Graphical representation of cluster usage, partitions, nodes, and jobs could be found at https://extranet.it4i.cz/rsweb/karolina
On Karolina cluster
- all CPU queues/partitions provide full node allocation, whole nodes (all node resources) are allocated to a job.
- other queues/partitions (gpu, fat, viz) provide partial node allocation. Jobs' resources (cpu, mem) are separated and dedicated for job.
Partial node allocation and security
Division of nodes means that if two users allocate a portion of the same node, they can see each other's running processes. If this solution is inconvenient for you, consider allocating a whole node.
Using CPU Queues¶
Access standard compute nodes.
Whole nodes are allocated. Use the --nodes
option to specify the number of requested nodes.
There is no need to specify the number of cores and memory size.
#!/usr/bin/bash
#SBATCH --job-name MyJobName
#SBATCH --account PROJECT-ID
#SBATCH --partition qcpu
#SBATCH --time 12:00:00
#SBATCH --nodes 8
...
Using GPU Queues¶
Nodes per job limit
Because we are still in the process of fine-tuning and setting optimal parameters for SLURM,
we have temporarily limited the maximum number of nodes per job on qgpu
and qgpu_biz
to 16.
Access GPU accelerated nodes. Every GPU accelerated node is divided into eight parts, each part contains one GPU, 16 CPU cores and corresponding memory. By default, only one part, i.e. 1/8 of the node - one GPU and corresponding CPU cores and memory, is allocated. There is no need to specify the number of cores and memory size, on the contrary, it is undesirable. There are employed some restrictions which aim to provide fair division and efficient use of node resources.
#!/usr/bin/bash
#SBATCH --job-name MyJobName
#SBATCH --account PROJECT-ID
#SBATCH --partition qgpu
#SBATCH --time 12:00:00
...
To allocate more GPUs use --gpus
option.
The default behavior is to allocate enough nodes to satisfy the requested resources as expressed by --gpus
option and without delaying the initiation of the job.

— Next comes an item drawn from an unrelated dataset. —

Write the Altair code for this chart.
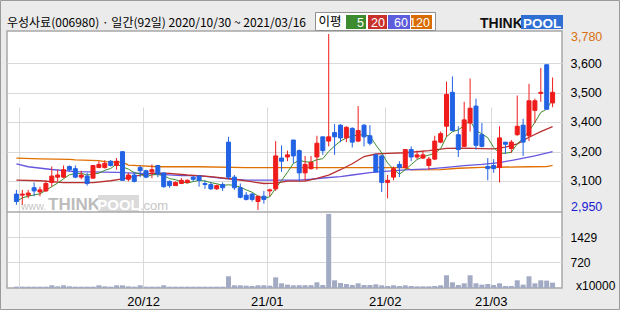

The following code requests four GPUs; scheduler can allocate from one up to four nodes depending on the actual cluster state (i.e. GPU availability) to fulfil the request.
#SBATCH --gpus 4
The following code requests 16 GPUs; scheduler can allocate from two up to sixteen nodes depending on the actual cluster state (i.e. GPU availability) to fulfil the request.
#SBATCH --gpus 16
To allocate GPUs within one node you have to specify the --nodes
option.
The following code requests four GPUs on exactly one node
#SBATCH --gpus 4
#SBATCH --nodes 1
The following code requests 16 GPUs on exactly two nodes.
#SBATCH --gpus 16
#SBATCH --nodes 2
Alternatively, you can use the --gpus-per-node
option.
Only value 8 is allowed for multi-node allocation to prevent fragmenting nodes.
The following code requests 16 GPUs on exactly two nodes.
#SBATCH --gpus-per-node 8
#SBATCH --nodes 2
Using Fat Queue¶
Access data analytics aka fat node. Fat node is divided into 32 parts, each part contains one socket/processor (24 cores) and corresponding memory. By default, only one part, i.e. 1/32 of the node - one processor and corresponding memory, is allocated.
To allocate requested memory use the --mem
option.
Corresponding CPUs will be allocated.
Fat node has about 22.5TB of memory available for jobs.
#!/usr/bin/bash
#SBATCH --job-name MyJobName
#SBATCH --account PROJECT-ID
#SBATCH --partition qfat
#SBATCH --time 2:00:00
#SBATCH --mem 6TB
...
You can also specify CPU-oriented options (like --cpus-per-task
), then appropriate memory will be allocated to the job.
To allocate a whole fat node, use the --exclusive
option
#SBATCH --exclusive
Using Viz Queue¶
Access visualization nodes. Every visualization node is divided into eight parts. By default, only one part, i.e. 1/8 of the node, is allocated.
$ salloc -A PROJECT-ID -p qviz
To allocate a whole visualisation node, use the --exclusive
option
$ salloc -A PROJECT-ID -p qviz --exclusive